=== Available data ===
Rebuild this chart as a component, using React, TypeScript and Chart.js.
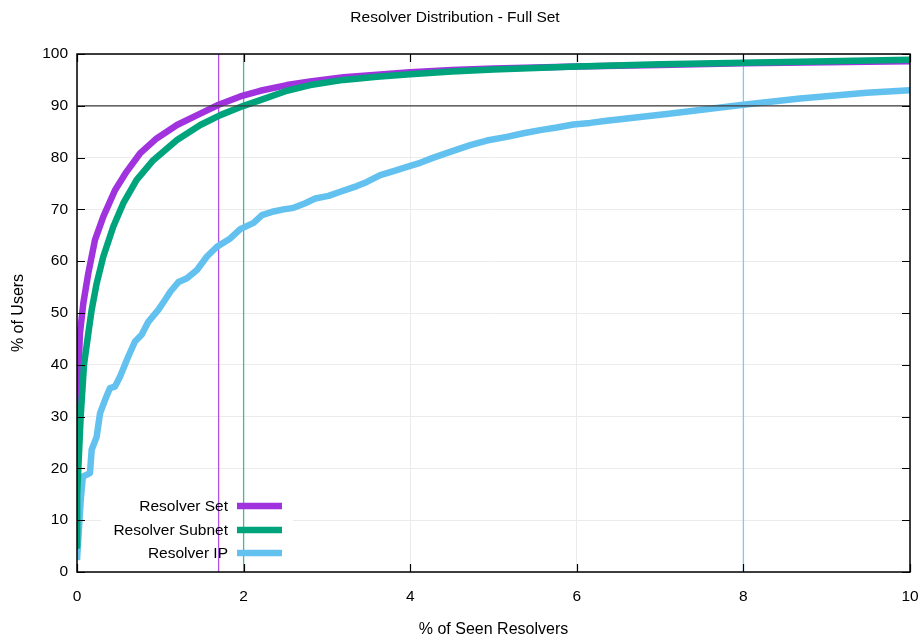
import React, { useEffect, useRef } from 'react';
import { Chart, registerables } from 'chart.js';

Chart.register(...registerables);

const TITLE = 'Resolver Distribution - Full Set';
const X_LABEL = '% of Seen Resolvers';
const Y_LABEL = '% of Users';
const SERIES_NAMES = ['Resolver Set', 'Resolver Subnet', 'Resolver IP'];
const SERIES_COLORS = ['#a033de', '#00a47c', '#63c1ef'];
const THRESHOLD_COLORS = ['#b050e8', '#3dbb9a', '#7ccbf0'];

const X_MIN = 0;
const X_MAX = 10;
const X_STEP = 2;
const Y_MIN = 0;
const Y_MAX = 100;
const Y_STEP = 10;

const setX = [0, 0.005, 0.015, 0.036, 0.076, 0.136, 0.216, 0.316, 0.456, 0.596, 0.756, 0.956, 1.2, 1.48, 1.7, 1.96, 2.2, 2.52, 2.8, 3.2, 3.6, 4.0, 4.5, 5.0, 5.5, 6.0, 7.0, 8.0, 9.0, 10];
const setY = [23, 30, 38, 46.1, 51.9, 57.7, 64.1, 68.6, 73.7, 77.3, 80.8, 83.7, 86.3, 88.5, 90.2, 91.8, 92.9, 94.0, 94.7, 95.5, 96.0, 96.5, 96.9, 97.2, 97.4, 97.6, 97.9, 98.2, 98.4, 98.6];

const subnetX = [0, 0.002, 0.016, 0.044, 0.084, 0.136, 0.176, 0.236, 0.316, 0.436, 0.556, 0.716, 0.916, 1.2, 1.48, 1.72, 2.0, 2.2, 2.52, 2.8, 3.2, 3.6, 4.0, 4.5, 5.0, 5.5, 6.0, 7.0, 8.0, 9.0, 10];
const subnetY = [5, 15, 20, 30, 40, 46.1, 50.6, 55.7, 60.9, 66.7, 71.2, 75.7, 79.5, 83.4, 86.3, 88.2, 90.0, 91.1, 92.9, 94.0, 95.0, 95.6, 96.1, 96.6, 97.0, 97.3, 97.6, 98.0, 98.3, 98.6, 98.9];

const ipX = [0, 0.02, 0.045, 0.07, 0.156, 0.176, 0.236, 0.276, 0.336, 0.396, 0.456, 0.516, 0.616, 0.696, 0.776, 0.856, 0.976, 1.056, 1.12, 1.22, 1.32, 1.44, 1.56, 1.68, 1.84, 1.96, 2.12, 2.22, 2.36, 2.48, 2.6, 2.74, 2.86, 3.02, 3.16, 3.36, 3.48, 3.64, 3.8, 4.0, 4.12, 4.28, 4.48, 4.72, 4.92, 5.16, 5.36, 5.56, 5.76, 5.96, 6.16, 6.36, 6.52, 7.08, 8.0, 8.68, 9.48, 10];
const ipY = [2.3, 7.5, 13.9, 18.4, 19.1, 23.6, 26.1, 30.6, 33.2, 35.5, 35.8, 37.7, 41.6, 44.5, 45.8, 48.3, 50.6, 52.5, 54.1, 56.0, 56.7, 58.3, 60.9, 62.8, 64.4, 66.2, 67.4, 68.9, 69.6, 70.0, 70.3, 71.2, 72.1, 72.6, 73.4, 74.5, 75.3, 76.6, 77.4, 78.4, 79.0, 80.0, 81.1, 82.4, 83.3, 84.0, 84.7, 85.3, 85.8, 86.4, 86.7, 87.1, 87.4, 88.4, 90.2, 91.4, 92.5, 93.0];

const THRESHOLD_Y = 90;
const THRESHOLD_X = [1.7, 2.0, 8.0];

const FONT = '"Liberation Sans", Arial, Helvetica, sans-serif';

const toPts = (xs: number[], ys: number[]) => xs.map((x, i) => ({ x, y: ys[i] }));

const insideLegend = {
  id: 'insideLegend',
  beforeDatasetsDraw(chart: any) {
    const { ctx, chartArea } = chart;
    ctx.save();
    ctx.fillStyle = '#ffffff';
    ctx.fillRect(chartArea.left + 24, chartArea.bottom - 80, 192, 76);
    ctx.restore();
  },
  afterDatasetsDraw(chart: any) {
    const { ctx, chartArea } = chart;
    const textRight = chartArea.left + 151;
    const lineStart = chartArea.left + 160;
    const lineEnd = chartArea.left + 205;
    const rows = [chartArea.bottom - 66, chartArea.bottom - 42, chartArea.bottom - 19];
    ctx.save();
    ctx.font = `15.5px ${FONT}`;
    ctx.textAlign = 'right';
    ctx.textBaseline = 'middle';
    SERIES_NAMES.forEach((name, i) => {
      ctx.fillStyle = '#000';
      ctx.fillText(name, textRight, rows[i] + 1);
      ctx.strokeStyle = SERIES_COLORS[i];
      ctx.lineWidth = 6.5;
      ctx.lineCap = 'butt';
      ctx.beginPath();
      ctx.moveTo(lineStart, rows[i]);
      ctx.lineTo(lineEnd, rows[i]);
      ctx.stroke();
    });
    ctx.restore();
  },
};

const frame = {
  id: 'frame',
  afterDraw(chart: any) {
    const { ctx, chartArea, scales } = chart;
    const { left, right, top, bottom } = chartArea;
    const len = 8;
    ctx.save();
    ctx.strokeStyle = '#000';
    ctx.lineWidth = 1.2;
    ctx.beginPath();
    scales.x.ticks.forEach((t: any) => {
      const px = Math.round(scales.x.getPixelForValue(t.value)) + 0.5;
      ctx.moveTo(px, bottom);
      ctx.lineTo(px, bottom - len);
      ctx.moveTo(px, top);
      ctx.lineTo(px, top + len);
    });
    scales.y.ticks.forEach((t: any) => {
      const py = Math.round(scales.y.getPixelForValue(t.value)) + 0.5;
      ctx.moveTo(left, py);
      ctx.lineTo(left + len, py);
      ctx.moveTo(right, py);
      ctx.lineTo(right - len, py);
    });
    ctx.stroke();
    ctx.lineWidth = 1.5;
    ctx.strokeRect(left, top, right - left, bottom - top);
    ctx.restore();
  },
};

export default function App() {
  const ref = useRef<HTMLCanvasElement | null>(null);

  useEffect(() => {
    document.body.style.margin = '0';
    const canvas = ref.current;
    if (!canvas) return;

    const curves = [
      { name: SERIES_NAMES[0], pts: toPts(setX, setY), color: SERIES_COLORS[0], order: 2 },
      { name: SERIES_NAMES[1], pts: toPts(subnetX, subnetY), color: SERIES_COLORS[1], order: 1 },
      { name: SERIES_NAMES[2], pts: toPts(ipX, ipY), color: SERIES_COLORS[2], order: 3 },
    ];

    const datasets: any[] = curves.map((c) => ({
      label: c.name,
      data: c.pts,
      showLine: true,
      borderColor: c.color,
      backgroundColor: c.color,
      borderWidth: 6.5,
      pointRadius: 0,
      tension: 0,
      order: c.order,
      borderJoinStyle: 'round',
    }));

    THRESHOLD_X.forEach((xv, i) => {
      datasets.push({
        label: `threshold-${i}`,
        data: [{ x: xv, y: Y_MIN }, { x: xv, y: Y_MAX }],
        showLine: true,
        borderColor: THRESHOLD_COLORS[i],
        borderWidth: 1.3,
        pointRadius: 0,
        order: 4,
      });
    });

    datasets.push({
      label: 'threshold-y',
      data: [{ x: X_MIN, y: THRESHOLD_Y }, { x: X_MAX, y: THRESHOLD_Y }],
      showLine: true,
      borderColor: '#3a3a3a',
      borderWidth: 1.2,
      pointRadius: 0,
      order: 0,
    });

    const chart = new Chart(canvas, {
      type: 'scatter',
      data: { datasets },
      plugins: [insideLegend, frame],
      options: {
        animation: false,
        responsive: true,
        maintainAspectRatio: false,
        layout: { padding: { left: 0, right: 10, top: 0, bottom: 0 } },
        plugins: {
          legend: { display: false },
          tooltip: { enabled: false },
          title: {
            display: true,
            text: TITLE,
            color: '#000',
            font: { family: FONT, size: 15.5, weight: 'normal' },
            padding: { top: 8, bottom: 27.4 },
          },
        },
        scales: {
          x: {
            type: 'linear',
            min: X_MIN,
            max: X_MAX,
            ticks: {
              stepSize: X_STEP,
              color: '#000',
              padding: 15,
              font: { family: FONT, size: 15.5 },
            },
            grid: { color: '#ebebeb', lineWidth: 1, drawTicks: false },
            border: { display: false },
            title: {
              display: true,
              text: X_LABEL,
              color: '#000',
              font: { family: FONT, size: 16 },
              padding: { top: 0, bottom: 3 },
            },
            afterFit: (s: any) => { s.height = 70; s.paddingLeft = 0; s.paddingRight = 0; },
          },
          y: {
            type: 'linear',
            min: Y_MIN,
            max: Y_MAX,
            ticks: {
              stepSize: Y_STEP,
              color: '#000',
              padding: 9,
              font: { family: FONT, size: 15.5 },
            },
            grid: { color: '#ebebeb', lineWidth: 1, drawTicks: false },
            border: { display: false },
            title: {
              display: true,
              text: Y_LABEL,
              color: '#000',
              font: { family: FONT, size: 16 },
              padding: { top: 9, bottom: 0 },
            },
            afterFit: (s: any) => { s.width = 77; },
          },
        },
      },
    });

    return () => chart.destroy();
  }, []);

  return (
    <div style={{ position: 'relative', width: 920, height: 642 }}>
      <canvas ref={ref} />
    </div>
  );
}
===
Write out again exactly the lines from the start of the data above through the line containing "98.2, 98.4, 98.6];", inclusive, excluding any pictures.

◆ **Solved exercise**
Rebuild this chart as a component, using React, TypeScript and Chart.js.
import React, { useEffect, useRef } from 'react';
import { Chart, registerables } from 'chart.js';

Chart.register(...registerables);

const TITLE = 'Resolver Distribution - Full Set';
const X_LABEL = '% of Seen Resolvers';
const Y_LABEL = '% of Users';
const SERIES_NAMES = ['Resolver Set', 'Resolver Subnet', 'Resolver IP'];
const SERIES_COLORS = ['#a033de', '#00a47c', '#63c1ef'];
const THRESHOLD_COLORS = ['#b050e8', '#3dbb9a', '#7ccbf0'];

const X_MIN = 0;
const X_MAX = 10;
const X_STEP = 2;
const Y_MIN = 0;
const Y_MAX = 100;
const Y_STEP = 10;

const setX = [0, 0.005, 0.015, 0.036, 0.076, 0.136, 0.216, 0.316, 0.456, 0.596, 0.756, 0.956, 1.2, 1.48, 1.7, 1.96, 2.2, 2.52, 2.8, 3.2, 3.6, 4.0, 4.5, 5.0, 5.5, 6.0, 7.0, 8.0, 9.0, 10];
const setY = [23, 30, 38, 46.1, 51.9, 57.7, 64.1, 68.6, 73.7, 77.3, 80.8, 83.7, 86.3, 88.5, 90.2, 91.8, 92.9, 94.0, 94.7, 95.5, 96.0, 96.5, 96.9, 97.2, 97.4, 97.6, 97.9, 98.2, 98.4, 98.6];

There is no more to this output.